In the club, we look for specific investment projects suitable for two to five year inputs. We invest in companies with a clear business plan and potential. If the project convinces us, the club members invest together in the project, following the model of Anglo-Saxon clubs. There is a choice of classic acquisition of a share in a company, usually suitable for qualified investors from CZK 1 million upwards, as well as smaller entries in the order of tens to hundreds of thousands of CZK. An example of such an investment is the construction of one hundred apartments in the Byty Klíčanka project – where both larger and smaller investors joined together and which was launched in September 2017.

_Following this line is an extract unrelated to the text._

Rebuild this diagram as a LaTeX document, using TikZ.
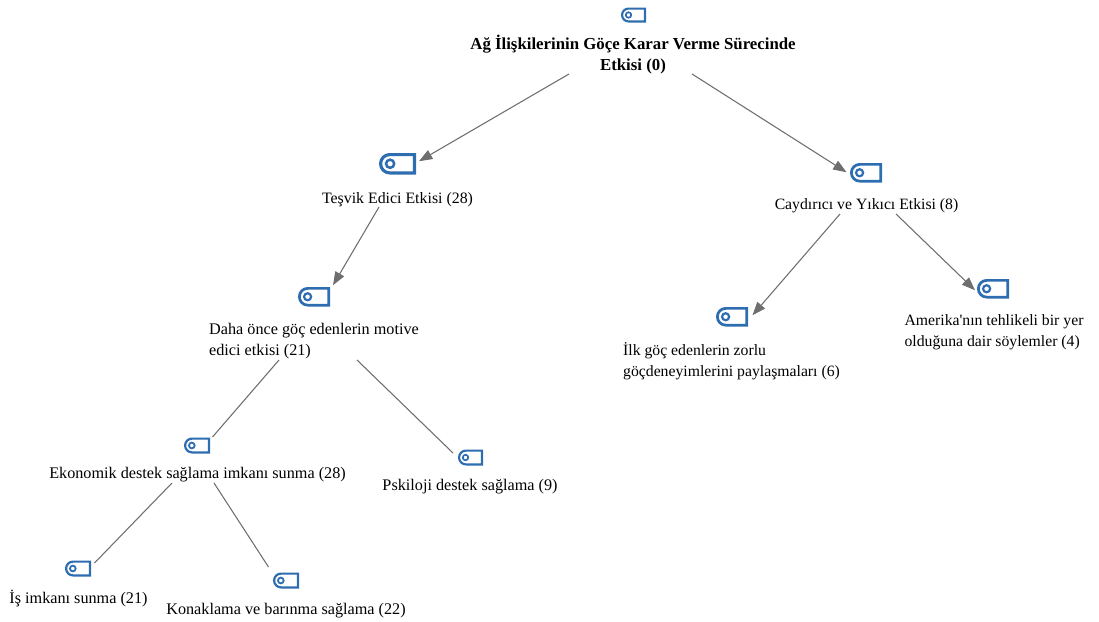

If you are interested in finding out about other opportunities, come and join us at the Club to start with and see one of our events (you can choose from the Calendar). We are developing projects for members on an ongoing basis. For example, currently available for investment is a project on dog and cat insurance, a project on a smart car box that transfers some of its functions to a smart mobile phone, or a unique Czech toy manufacturer. If you like the project, you can join, either by buying a separate share, a smaller entry or a fixed-interest loan.
Of course, any investment of this kind inherently comes with some risk and a corresponding return. It is our intention to manage the risk properly to minimise it. And if you combine the above principle with personal knowledge of the people involved and diversify appropriately into multiple projects, it can be suitable for any club member.